ICBC is China’s second largest creditor to Angola, with around US$5 billion outstanding in the first quarter of this year, according to REDD Intelligence, a provider of intelligence and data on emerging market sovereigns and companies, with calculations based on BNA and Ministry of Finance data.

External debt disbursements are also scheduled to spike to 985 billion Angolan kwanza (US$1.7 billion) in June, according to Ministry of Finance data, almost exclusively due to a commercial debt disbursement.

This is likely to be connected to the Caculo-Cabaca project, although disbursements connected to the ongoing construction of the Agostinho Neto International Airport, also led by a Chinese firm, is also a possibility, Bohlund said.

“We expect loan disbursements connected to these two projects to push Angola’s debt to Chinese creditors back towards US$20 billion in the second half of the year,” he said.

The debt reprofilings, most of which had a three-year grace period and repayment over seven years, provided considerably longer breathing space than the initial DSSI terms, even though Angola agreed to pay interest during the suspension period, according to the China Africa Research Initiative (CARI) at Johns Hopkins University in a study early this year.

The CARI study said the CDB deal also contained an oil price contingency that would cut short the suspension period once the oil price surpassed a certain threshold, said to be US$60 per barrel.

Sometime in late 2021, the contingency was triggered, and Angola started to repay the principal to CDB in the first quarter of 2022. By then, the oil price had jumped to over US$90 per barrel from the level of US$55, when the debt was reprofiled.

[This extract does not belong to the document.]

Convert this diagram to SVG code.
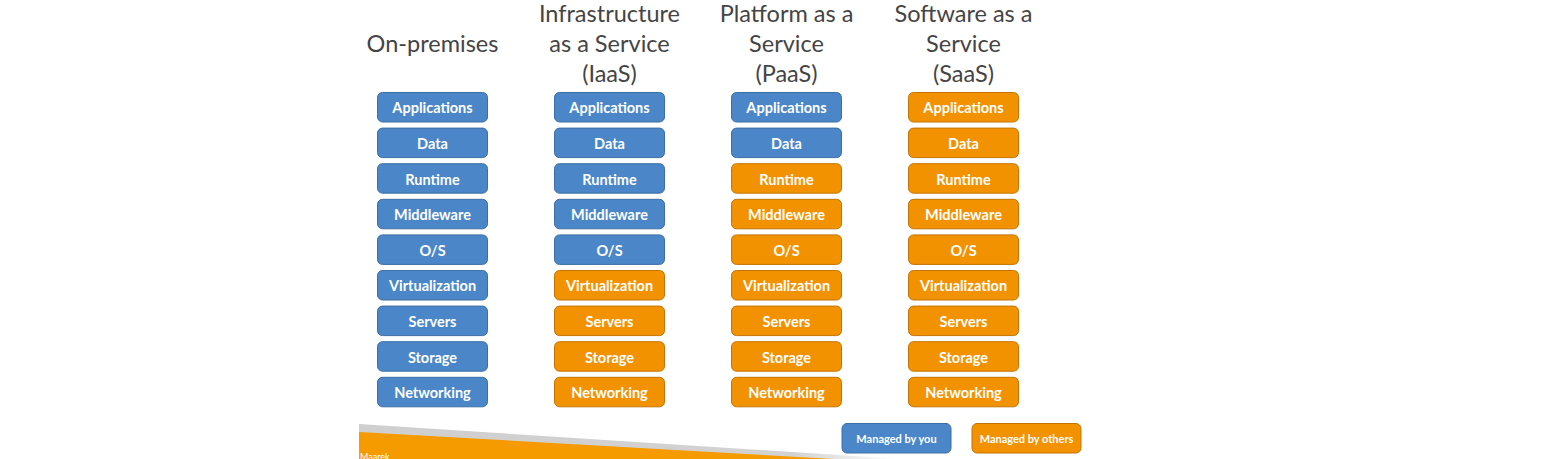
<svg xmlns="http://www.w3.org/2000/svg" width="1548" height="459" viewBox="0 0 1548 459">
<defs>
<style>
.t{font-family:Lato,"Open Sans",sans-serif;font-weight:400;font-size:23.5px;fill:#444;text-anchor:middle}
.b rect{stroke-width:1}
.me rect{fill:#4A86C8;stroke:#3B6EA5}
.ot rect{fill:#F39200;stroke:#C37400}
.b text{font-family:Lato,"Open Sans",sans-serif;font-weight:700;font-size:14.5px;fill:#fff;text-anchor:middle}
.lg text{font-family:Lato,"Open Sans",sans-serif;font-weight:700;font-size:11px;fill:#fff;text-anchor:middle}
</style>
<linearGradient id="gf" x1="0" y1="0" x2="1" y2="0">
<stop offset="0" stop-color="#cfcfcf"/>
<stop offset="0.8" stop-color="#d2d2d2"/>
<stop offset="1" stop-color="#ffffff"/>
</linearGradient>
</defs>
<rect width="1548" height="459" fill="#fff"/>
<g id="footer">
<polygon points="359,424 900,459 359,459" fill="url(#gf)"/>
<polygon points="359,432 834,459 359,459" fill="#F59B00"/>
<text x="360" y="460" font-family="Lato,sans-serif" font-size="9" fill="#fff">Maarek</text>
</g>
<g id="titles">
<text class="t" x="432.5" y="52">On-premises</text>
<text class="t" x="609.5" y="22">Infrastructure</text>
<text class="t" x="609.5" y="52">as a Service</text>
<text class="t" x="609.5" y="82">(IaaS)</text>
<text class="t" x="786.5" y="22">Platform as a</text>
<text class="t" x="786.5" y="52">Service</text>
<text class="t" x="786.5" y="82">(PaaS)</text>
<text class="t" x="963.5" y="22">Software as a</text>
<text class="t" x="963.5" y="52">Service</text>
<text class="t" x="963.5" y="82">(SaaS)</text>
</g>
<g id="col-onprem">
<g id="op-1" class="b me"><rect x="377.5" y="92.5" width="110" height="29.5" rx="5"/><text x="432.5" y="113.3">Applications</text></g>
<g id="op-2" class="b me"><rect x="377.5" y="128.1" width="110" height="29.5" rx="5"/><text x="432.5" y="148.9">Data</text></g>
<g id="op-3" class="b me"><rect x="377.5" y="163.7" width="110" height="29.5" rx="5"/><text x="432.5" y="184.5">Runtime</text></g>
<g id="op-4" class="b me"><rect x="377.5" y="199.3" width="110" height="29.5" rx="5"/><text x="432.5" y="220.1">Middleware</text></g>
<g id="op-5" class="b me"><rect x="377.5" y="234.9" width="110" height="29.5" rx="5"/><text x="432.5" y="255.7">O/S</text></g>
<g id="op-6" class="b me"><rect x="377.5" y="270.5" width="110" height="29.5" rx="5"/><text x="432.5" y="291.3">Virtualization</text></g>
<g id="op-7" class="b me"><rect x="377.5" y="306.1" width="110" height="29.5" rx="5"/><text x="432.5" y="326.9">Servers</text></g>
<g id="op-8" class="b me"><rect x="377.5" y="341.7" width="110" height="29.5" rx="5"/><text x="432.5" y="362.5">Storage</text></g>
<g id="op-9" class="b me"><rect x="377.5" y="377.3" width="110" height="29.5" rx="5"/><text x="432.5" y="398.1">Networking</text></g>
</g>
<g id="col-iaas">
<g id="ia-1" class="b me"><rect x="554.5" y="92.5" width="110" height="29.5" rx="5"/><text x="609.5" y="113.3">Applications</text></g>
<g id="ia-2" class="b me"><rect x="554.5" y="128.1" width="110" height="29.5" rx="5"/><text x="609.5" y="148.9">Data</text></g>
<g id="ia-3" class="b me"><rect x="554.5" y="163.7" width="110" height="29.5" rx="5"/><text x="609.5" y="184.5">Runtime</text></g>
<g id="ia-4" class="b me"><rect x="554.5" y="199.3" width="110" height="29.5" rx="5"/><text x="609.5" y="220.1">Middleware</text></g>
<g id="ia-5" class="b me"><rect x="554.5" y="234.9" width="110" height="29.5" rx="5"/><text x="609.5" y="255.7">O/S</text></g>
<g id="ia-6" class="b ot"><rect x="554.5" y="270.5" width="110" height="29.5" rx="5"/><text x="609.5" y="291.3">Virtualization</text></g>
<g id="ia-7" class="b ot"><rect x="554.5" y="306.1" width="110" height="29.5" rx="5"/><text x="609.5" y="326.9">Servers</text></g>
<g id="ia-8" class="b ot"><rect x="554.5" y="341.7" width="110" height="29.5" rx="5"/><text x="609.5" y="362.5">Storage</text></g>
<g id="ia-9" class="b ot"><rect x="554.5" y="377.3" width="110" height="29.5" rx="5"/><text x="609.5" y="398.1">Networking</text></g>
</g>
<g id="col-paas">
<g id="pa-1" class="b me"><rect x="731.5" y="92.5" width="110" height="29.5" rx="5"/><text x="786.5" y="113.3">Applications</text></g>
<g id="pa-2" class="b me"><rect x="731.5" y="128.1" width="110" height="29.5" rx="5"/><text x="786.5" y="148.9">Data</text></g>
<g id="pa-3" class="b ot"><rect x="731.5" y="163.7" width="110" height="29.5" rx="5"/><text x="786.5" y="184.5">Runtime</text></g>
<g id="pa-4" class="b ot"><rect x="731.5" y="199.3" width="110" height="29.5" rx="5"/><text x="786.5" y="220.1">Middleware</text></g>
<g id="pa-5" class="b ot"><rect x="731.5" y="234.9" width="110" height="29.5" rx="5"/><text x="786.5" y="255.7">O/S</text></g>
<g id="pa-6" class="b ot"><rect x="731.5" y="270.5" width="110" height="29.5" rx="5"/><text x="786.5" y="291.3">Virtualization</text></g>
<g id="pa-7" class="b ot"><rect x="731.5" y="306.1" width="110" height="29.5" rx="5"/><text x="786.5" y="326.9">Servers</text></g>
<g id="pa-8" class="b ot"><rect x="731.5" y="341.7" width="110" height="29.5" rx="5"/><text x="786.5" y="362.5">Storage</text></g>
<g id="pa-9" class="b ot"><rect x="731.5" y="377.3" width="110" height="29.5" rx="5"/><text x="786.5" y="398.1">Networking</text></g>
</g>
<g id="col-saas">
<g id="sa-1" class="b ot"><rect x="908.5" y="92.5" width="110" height="29.5" rx="5"/><text x="963.5" y="113.3">Applications</text></g>
<g id="sa-2" class="b ot"><rect x="908.5" y="128.1" width="110" height="29.5" rx="5"/><text x="963.5" y="148.9">Data</text></g>
<g id="sa-3" class="b ot"><rect x="908.5" y="163.7" width="110" height="29.5" rx="5"/><text x="963.5" y="184.5">Runtime</text></g>
<g id="sa-4" class="b ot"><rect x="908.5" y="199.3" width="110" height="29.5" rx="5"/><text x="963.5" y="220.1">Middleware</text></g>
<g id="sa-5" class="b ot"><rect x="908.5" y="234.9" width="110" height="29.5" rx="5"/><text x="963.5" y="255.7">O/S</text></g>
<g id="sa-6" class="b ot"><rect x="908.5" y="270.5" width="110" height="29.5" rx="5"/><text x="963.5" y="291.3">Virtualization</text></g>
<g id="sa-7" class="b ot"><rect x="908.5" y="306.1" width="110" height="29.5" rx="5"/><text x="963.5" y="326.9">Servers</text></g>
<g id="sa-8" class="b ot"><rect x="908.5" y="341.7" width="110" height="29.5" rx="5"/><text x="963.5" y="362.5">Storage</text></g>
<g id="sa-9" class="b ot"><rect x="908.5" y="377.3" width="110" height="29.5" rx="5"/><text x="963.5" y="398.1">Networking</text></g>
</g>
<g id="legend-you" class="b me lg"><rect x="842" y="423.5" width="109" height="29.5" rx="5"/><text x="896.5" y="442.5">Managed by you</text></g>
<g id="legend-others" class="b ot lg"><rect x="972" y="423.5" width="109" height="29.5" rx="5"/><text x="1026.5" y="442.5">Managed by others</text></g>
<g id="connectors"/>
</svg>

Aly-Khan Satchu, a sub-­Sa­haran Africa geoeconomic ­an­­­­­­­­­­a­­­­­­­­­lyst, said the overarching point and takeaway is the recent surge in oil prices towards a US$100 a barrel is improving Angola’s prospects and balance sheet. He explained that Russia and Saudi Arabia “have wrestled control of the oil price away from the US and are steering the price straight to US$100”.

“Angola has entered the sweetest of sweet spots,” he said.

Satchu added that the resumption of payments to China has evidently increased the interest payments load.

“I think Angola can point to the oil price and probably suggest a quid pro quo now [for the moratorium] where they essentially accelerate payments and Chinese debt paydown,” he said.

Since becoming Angolan president in 2017, Joao Lourenço has been trying to diversify the economy away from oil and reduce the country’s dependence on China.

To that end, Lourenço has been trying to align more with the United States and Europe, than China – as was the case with his predecessor, the late José Eduardo dos Santos, who attracted Chinese capital for the reconstruction of the economy after the 26-year civil war ended in 2002.

Recent investment from the US includes US$900 million in funding for a solar plant and a US$250 million proposal to fund the Lobito Atlantic Railway Corridor – an open access rail line from Lobito Port in Angola to the border with the Democratic Republic of the Congo.

Nevertheless, Angola still needs China to fund the construction of the major infrastructure projects such as the 2,172 megawatt Chinese-built Caculo-Cabaca hydropower station in the north-central province of Cuanza Norte. The project will be funded by ICBC, while the Lobito oil refinery, along the Atlantic coast, will be built by China National Chemical Engineering.